[start Data lines]

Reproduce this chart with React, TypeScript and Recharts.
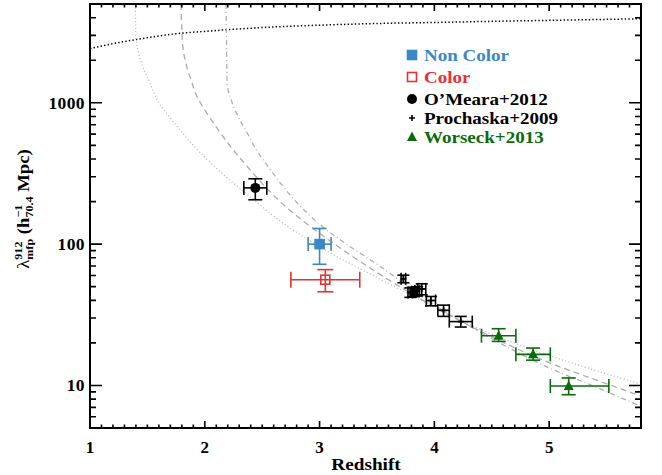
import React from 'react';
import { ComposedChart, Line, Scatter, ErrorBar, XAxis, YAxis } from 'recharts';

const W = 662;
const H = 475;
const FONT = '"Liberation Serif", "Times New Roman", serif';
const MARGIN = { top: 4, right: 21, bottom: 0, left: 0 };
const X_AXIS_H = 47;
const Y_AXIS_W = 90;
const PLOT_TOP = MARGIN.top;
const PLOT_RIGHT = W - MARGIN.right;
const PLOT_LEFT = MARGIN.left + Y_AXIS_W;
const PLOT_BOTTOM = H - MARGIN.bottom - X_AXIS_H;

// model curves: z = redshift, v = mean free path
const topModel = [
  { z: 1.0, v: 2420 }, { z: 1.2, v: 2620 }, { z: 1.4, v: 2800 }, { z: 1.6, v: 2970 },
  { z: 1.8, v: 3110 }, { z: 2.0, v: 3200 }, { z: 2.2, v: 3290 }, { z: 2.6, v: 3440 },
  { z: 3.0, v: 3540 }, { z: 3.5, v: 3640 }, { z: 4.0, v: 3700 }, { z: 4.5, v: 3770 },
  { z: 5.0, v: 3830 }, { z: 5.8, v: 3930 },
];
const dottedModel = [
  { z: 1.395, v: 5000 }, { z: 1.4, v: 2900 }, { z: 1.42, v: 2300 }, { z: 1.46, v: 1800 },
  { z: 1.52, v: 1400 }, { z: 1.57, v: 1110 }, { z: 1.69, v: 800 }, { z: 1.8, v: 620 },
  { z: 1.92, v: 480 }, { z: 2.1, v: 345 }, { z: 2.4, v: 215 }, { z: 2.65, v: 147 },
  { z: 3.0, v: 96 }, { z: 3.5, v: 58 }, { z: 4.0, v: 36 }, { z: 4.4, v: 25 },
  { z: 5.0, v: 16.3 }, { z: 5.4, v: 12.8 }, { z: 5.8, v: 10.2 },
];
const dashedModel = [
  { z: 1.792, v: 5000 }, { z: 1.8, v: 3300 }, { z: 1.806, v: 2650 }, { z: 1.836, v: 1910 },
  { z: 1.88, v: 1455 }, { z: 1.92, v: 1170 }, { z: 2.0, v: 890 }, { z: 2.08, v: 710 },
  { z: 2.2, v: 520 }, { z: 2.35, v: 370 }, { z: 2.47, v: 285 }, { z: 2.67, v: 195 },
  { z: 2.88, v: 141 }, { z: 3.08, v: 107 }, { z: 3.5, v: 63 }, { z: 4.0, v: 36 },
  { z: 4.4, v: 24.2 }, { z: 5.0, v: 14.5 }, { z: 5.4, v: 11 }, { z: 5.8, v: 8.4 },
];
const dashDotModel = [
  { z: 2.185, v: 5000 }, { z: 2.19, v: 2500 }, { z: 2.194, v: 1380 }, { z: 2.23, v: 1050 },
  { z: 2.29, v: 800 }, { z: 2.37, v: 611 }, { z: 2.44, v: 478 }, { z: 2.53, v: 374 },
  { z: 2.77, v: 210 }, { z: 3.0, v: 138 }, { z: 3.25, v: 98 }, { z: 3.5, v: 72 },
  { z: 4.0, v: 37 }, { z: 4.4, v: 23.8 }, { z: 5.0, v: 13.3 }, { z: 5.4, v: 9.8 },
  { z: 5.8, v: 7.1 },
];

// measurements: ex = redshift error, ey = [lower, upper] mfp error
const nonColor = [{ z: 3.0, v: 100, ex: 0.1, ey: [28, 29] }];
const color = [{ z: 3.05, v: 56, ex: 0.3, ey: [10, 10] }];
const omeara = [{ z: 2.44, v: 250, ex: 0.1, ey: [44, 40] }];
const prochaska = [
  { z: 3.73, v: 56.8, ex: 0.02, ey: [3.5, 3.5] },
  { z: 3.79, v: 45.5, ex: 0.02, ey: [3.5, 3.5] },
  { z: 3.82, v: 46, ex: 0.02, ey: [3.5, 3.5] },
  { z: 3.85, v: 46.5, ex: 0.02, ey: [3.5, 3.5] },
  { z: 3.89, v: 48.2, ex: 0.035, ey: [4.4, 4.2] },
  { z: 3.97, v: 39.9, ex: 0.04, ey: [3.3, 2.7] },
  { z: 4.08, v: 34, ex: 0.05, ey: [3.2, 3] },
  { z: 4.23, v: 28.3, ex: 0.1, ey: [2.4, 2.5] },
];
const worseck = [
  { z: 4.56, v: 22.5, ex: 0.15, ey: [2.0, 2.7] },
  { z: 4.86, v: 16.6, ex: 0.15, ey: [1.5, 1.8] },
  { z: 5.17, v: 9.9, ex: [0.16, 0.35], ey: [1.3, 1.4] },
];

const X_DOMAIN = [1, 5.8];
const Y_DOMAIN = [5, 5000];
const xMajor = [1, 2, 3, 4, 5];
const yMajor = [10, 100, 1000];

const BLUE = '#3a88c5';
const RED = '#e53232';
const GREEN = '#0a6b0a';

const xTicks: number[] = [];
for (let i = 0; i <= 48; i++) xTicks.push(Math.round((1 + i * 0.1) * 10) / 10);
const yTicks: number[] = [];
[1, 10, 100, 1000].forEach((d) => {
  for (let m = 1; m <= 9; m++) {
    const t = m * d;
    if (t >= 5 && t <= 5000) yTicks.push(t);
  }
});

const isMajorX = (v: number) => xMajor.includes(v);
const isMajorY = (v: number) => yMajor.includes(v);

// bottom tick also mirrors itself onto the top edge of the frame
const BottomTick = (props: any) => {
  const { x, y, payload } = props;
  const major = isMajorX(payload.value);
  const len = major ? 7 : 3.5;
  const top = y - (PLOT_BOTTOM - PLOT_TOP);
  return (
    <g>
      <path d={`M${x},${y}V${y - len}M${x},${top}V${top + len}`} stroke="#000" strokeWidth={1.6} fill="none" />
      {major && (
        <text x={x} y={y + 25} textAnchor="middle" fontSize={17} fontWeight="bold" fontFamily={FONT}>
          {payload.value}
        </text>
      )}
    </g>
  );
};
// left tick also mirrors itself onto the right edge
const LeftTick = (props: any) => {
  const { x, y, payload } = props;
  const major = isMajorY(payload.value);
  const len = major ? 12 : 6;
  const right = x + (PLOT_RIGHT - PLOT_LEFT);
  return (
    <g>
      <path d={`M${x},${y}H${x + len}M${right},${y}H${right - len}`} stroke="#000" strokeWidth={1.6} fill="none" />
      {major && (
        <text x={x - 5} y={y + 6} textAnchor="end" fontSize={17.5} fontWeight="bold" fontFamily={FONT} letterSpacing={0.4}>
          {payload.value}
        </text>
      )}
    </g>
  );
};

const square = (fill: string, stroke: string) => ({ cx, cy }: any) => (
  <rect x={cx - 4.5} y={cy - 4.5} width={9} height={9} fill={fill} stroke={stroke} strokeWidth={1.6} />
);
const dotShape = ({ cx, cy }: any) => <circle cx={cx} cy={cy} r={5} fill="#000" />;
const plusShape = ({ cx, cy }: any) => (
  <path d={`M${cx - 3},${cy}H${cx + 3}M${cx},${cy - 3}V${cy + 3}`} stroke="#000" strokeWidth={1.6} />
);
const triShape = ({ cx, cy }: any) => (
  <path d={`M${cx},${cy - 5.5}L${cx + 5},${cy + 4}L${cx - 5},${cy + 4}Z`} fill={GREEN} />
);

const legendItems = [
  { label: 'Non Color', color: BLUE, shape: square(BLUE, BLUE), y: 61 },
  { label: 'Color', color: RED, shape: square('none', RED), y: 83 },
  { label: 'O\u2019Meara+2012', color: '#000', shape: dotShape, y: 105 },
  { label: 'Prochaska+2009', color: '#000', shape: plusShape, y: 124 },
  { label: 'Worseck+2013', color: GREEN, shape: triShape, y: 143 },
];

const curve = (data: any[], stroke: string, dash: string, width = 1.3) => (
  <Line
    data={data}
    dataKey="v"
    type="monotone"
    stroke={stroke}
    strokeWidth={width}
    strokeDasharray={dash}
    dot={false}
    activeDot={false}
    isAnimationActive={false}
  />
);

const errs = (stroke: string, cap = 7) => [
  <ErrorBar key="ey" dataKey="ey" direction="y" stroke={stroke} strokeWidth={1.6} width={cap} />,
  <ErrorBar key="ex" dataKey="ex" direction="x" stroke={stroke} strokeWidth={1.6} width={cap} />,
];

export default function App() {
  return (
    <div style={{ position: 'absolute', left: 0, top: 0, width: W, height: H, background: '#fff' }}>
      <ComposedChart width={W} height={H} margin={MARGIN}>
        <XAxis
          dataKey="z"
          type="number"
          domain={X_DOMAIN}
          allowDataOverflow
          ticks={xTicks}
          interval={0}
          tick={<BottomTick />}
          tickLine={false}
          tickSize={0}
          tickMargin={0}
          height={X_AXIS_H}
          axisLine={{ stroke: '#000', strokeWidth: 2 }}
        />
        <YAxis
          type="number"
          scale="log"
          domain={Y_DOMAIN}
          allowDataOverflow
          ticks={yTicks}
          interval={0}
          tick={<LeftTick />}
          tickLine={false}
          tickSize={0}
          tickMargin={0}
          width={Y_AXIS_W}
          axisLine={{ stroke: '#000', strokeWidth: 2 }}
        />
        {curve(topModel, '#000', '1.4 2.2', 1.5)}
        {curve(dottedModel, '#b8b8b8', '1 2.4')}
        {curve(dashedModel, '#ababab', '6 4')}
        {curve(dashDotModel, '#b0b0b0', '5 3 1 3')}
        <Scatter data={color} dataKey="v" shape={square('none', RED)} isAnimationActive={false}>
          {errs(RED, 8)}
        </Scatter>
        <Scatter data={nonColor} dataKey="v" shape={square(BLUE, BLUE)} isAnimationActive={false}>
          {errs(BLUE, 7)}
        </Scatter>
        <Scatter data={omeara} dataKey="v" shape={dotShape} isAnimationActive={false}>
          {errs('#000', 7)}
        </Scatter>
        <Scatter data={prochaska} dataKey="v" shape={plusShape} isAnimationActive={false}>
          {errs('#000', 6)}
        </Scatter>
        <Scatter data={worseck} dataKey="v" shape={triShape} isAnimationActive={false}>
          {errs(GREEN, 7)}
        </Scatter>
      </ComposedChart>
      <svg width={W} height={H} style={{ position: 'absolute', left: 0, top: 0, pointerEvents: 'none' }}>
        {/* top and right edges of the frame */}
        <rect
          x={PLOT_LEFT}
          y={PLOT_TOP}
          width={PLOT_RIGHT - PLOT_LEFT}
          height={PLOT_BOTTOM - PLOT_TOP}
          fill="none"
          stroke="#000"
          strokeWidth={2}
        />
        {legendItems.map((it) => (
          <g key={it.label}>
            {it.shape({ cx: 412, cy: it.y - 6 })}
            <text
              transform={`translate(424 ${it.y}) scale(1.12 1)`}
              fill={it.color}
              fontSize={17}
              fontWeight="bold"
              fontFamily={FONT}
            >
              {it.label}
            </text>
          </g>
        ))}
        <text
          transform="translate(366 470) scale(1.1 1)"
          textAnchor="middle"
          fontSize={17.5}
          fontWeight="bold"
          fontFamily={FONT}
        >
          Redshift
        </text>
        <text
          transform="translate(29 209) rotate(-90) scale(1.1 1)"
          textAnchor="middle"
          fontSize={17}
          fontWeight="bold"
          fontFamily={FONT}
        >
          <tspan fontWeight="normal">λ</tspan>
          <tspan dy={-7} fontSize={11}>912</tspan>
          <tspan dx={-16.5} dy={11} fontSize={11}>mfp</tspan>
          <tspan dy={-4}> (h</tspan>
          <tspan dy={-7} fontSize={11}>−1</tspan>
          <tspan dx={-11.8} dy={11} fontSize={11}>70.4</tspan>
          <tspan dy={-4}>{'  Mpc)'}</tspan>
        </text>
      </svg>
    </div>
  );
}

[end Data lines]

◆ Exercise objective ◆
Starting at the first line of the material, output exactly the lines up to and including the one with "const PLOT_BOTTOM = H". Do not include the pictures.

◆ Output for this task ◆
Reproduce this chart with React, TypeScript and Recharts.
import React from 'react';
import { ComposedChart, Line, Scatter, ErrorBar, XAxis, YAxis } from 'recharts';

const W = 662;
const H = 475;
const FONT = '"Liberation Serif", "Times New Roman", serif';
const MARGIN = { top: 4, right: 21, bottom: 0, left: 0 };
const X_AXIS_H = 47;
const Y_AXIS_W = 90;
const PLOT_TOP = MARGIN.top;
const PLOT_RIGHT = W - MARGIN.right;
const PLOT_LEFT = MARGIN.left + Y_AXIS_W;
const PLOT_BOTTOM = H - MARGIN.bottom - X_AXIS_H;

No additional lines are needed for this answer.